Sunday, April 3, 2011
It Effing Hurts
So earlier this week I had asked him out on a date. He happily agreed. I did not get my hopes up. I didn't get all excited as I usually would. My premonitions were right because early Saturday afternoon he called to let me know that he got called in to work and would come over when he finished up his shift. In a nonchalant manner I said "no big deal," to which he took great offense. I asked him if he expected me to get upset and yell at him, and told him that I was trying to be more understanding towards his situation like I told him I would.
So since we weren't going out I offered to order some take out so we could at least have dinner together. He said ok. Turns out that he went out to eat with his coworkers so me waiting all evening to have dinner was a bust. When I learnt this it was after 10 pm so I warmed up some old leftovers (which were surprisingly tasty anyway!).
He showed up at my door at 1 am.
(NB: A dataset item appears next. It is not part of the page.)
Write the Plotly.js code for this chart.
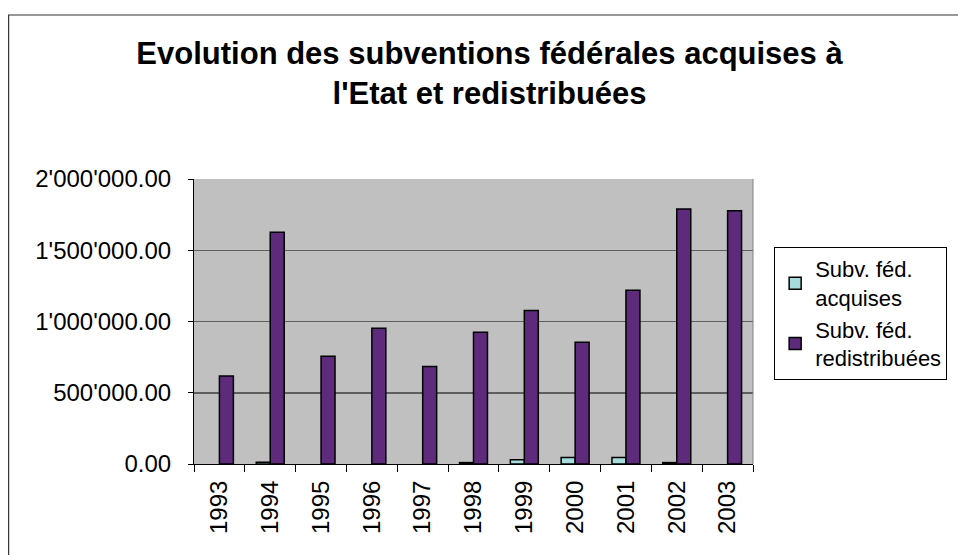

I gave him a short kiss and then walked away to my bedroom. I was watching a movie at the time. I had no clue whether or not we were going to get busy. I warmed up some oil and gave him a back massage which sent him snoring within minutes. To my surprise after I woke him, he was all over me tearing my ass up!
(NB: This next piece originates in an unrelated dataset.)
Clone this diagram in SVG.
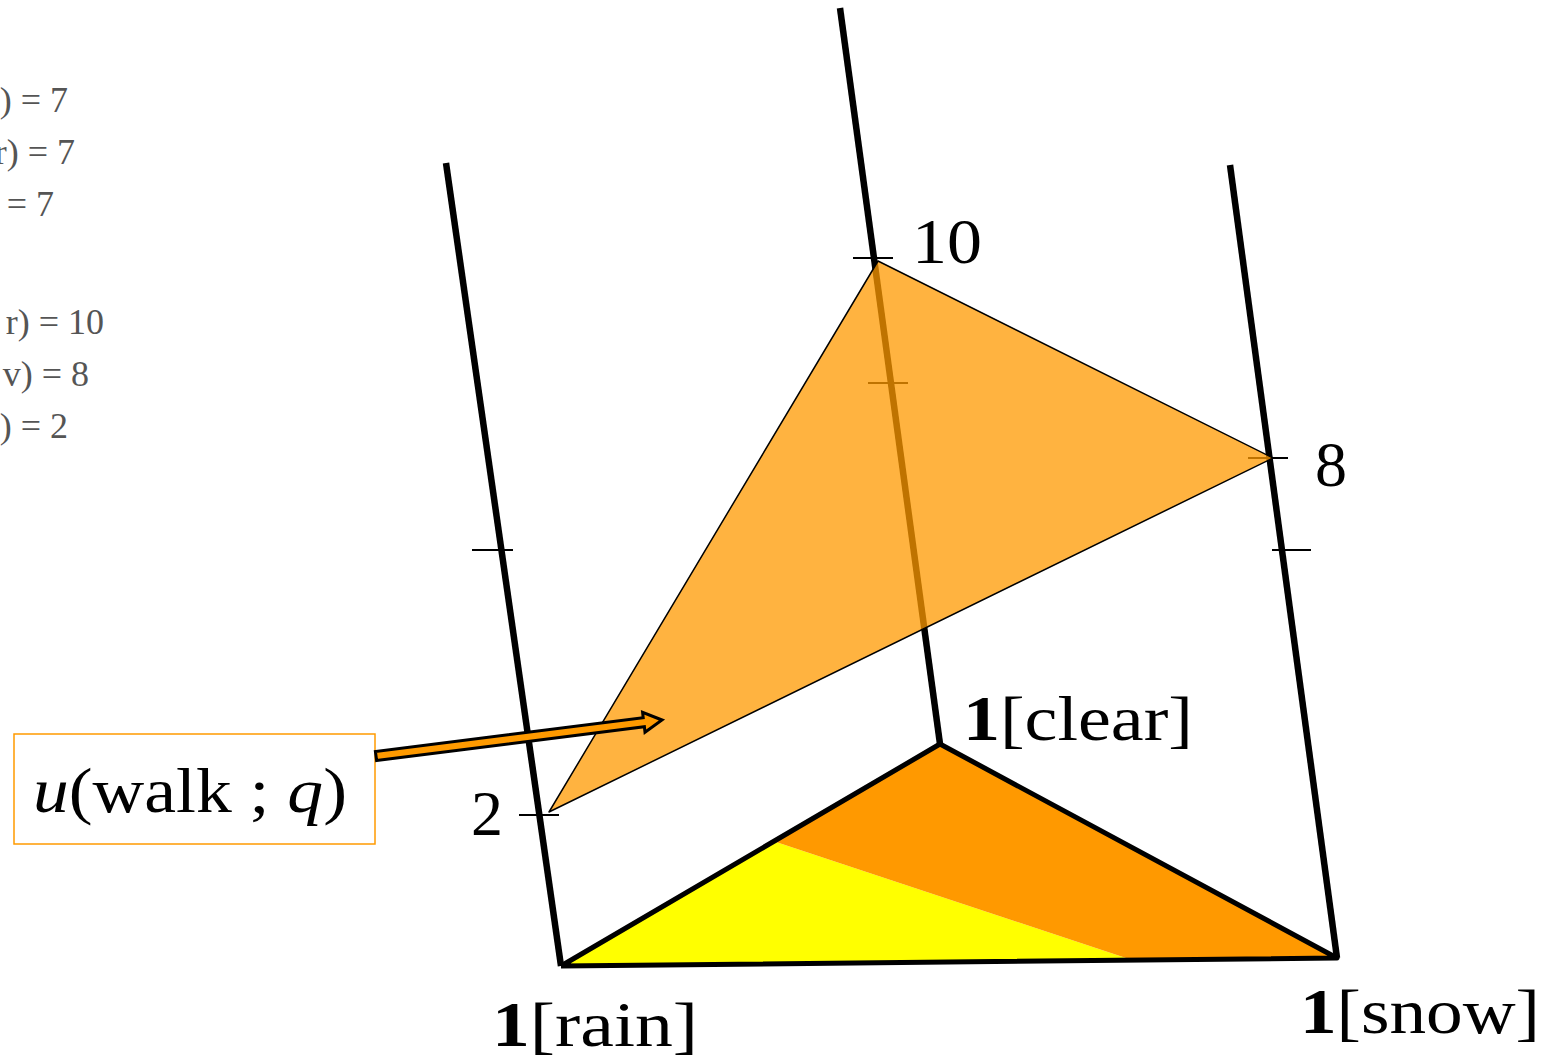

We showered, separately as usual, and then I got dressed and went to bed. He joined me after and we snuggled up. As usual, he wanted to talk after sex. I listened to him speak of some hypothetical situations which he was discussing with another friend and he asked me for my unbiased opinion. The two things that he said which got me saying "huh?" were:
"One day if I should ever trust another woman again..."
"when I am ready to get into another relationship..."
Now in my head I am thinking:
"What am I? Chopped liver?"
It is apparent, he has his walls up. It is also apparent that he does not want to be with me. I am appreciative that he did not lie to me or pretend to be in a committed relationship with me only to have the truth turn around and bite me in the ass. I am however, deeply and truly hurt.
When he was leaving he noticed my disposition had changed because I was not my usual cheery self. He kissed me on the lips and I didn't reciprocate. I was making tea and had my back turned to him as he walked out of my kitchen door. When he noticed I did not accompany him to the door for a last hug or kiss like usual, he then commented on my SUV in the garage, saying that it needed to be washed and he will pick it up on Friday. In times past he has never offered. Usually I would have to beg him. I think he knows that there is a new chasm in our relationship and he offered to wash my vehicle out of guilt. Maybe out of love too, but more out of guilt I think.
How do I proceed from here? I will continue as I have been doing. I made a "new me" resolution a while back, (not a new year's resolution), that I will NOT close myself off from any opportunities of love. I will continue to meet other potential suitors. I will now cease calling or texting him. However, I will accept his calls and texts and if I feel so inclined I will even let him come over and give me some if he would like to. I will move him back into the category I had him in before - just a fuck who I happen to also love. If you rub an area of skin constantly it hardens in response. It is a natural defense mechanism to protect what's on the inside. Time for me to harden the skin around my heart where he is concerned.
And that shred of principle I thought I had, it is non existent! CL Guy is coming over for dinner. No, I will not sleep with him. I can't anyway.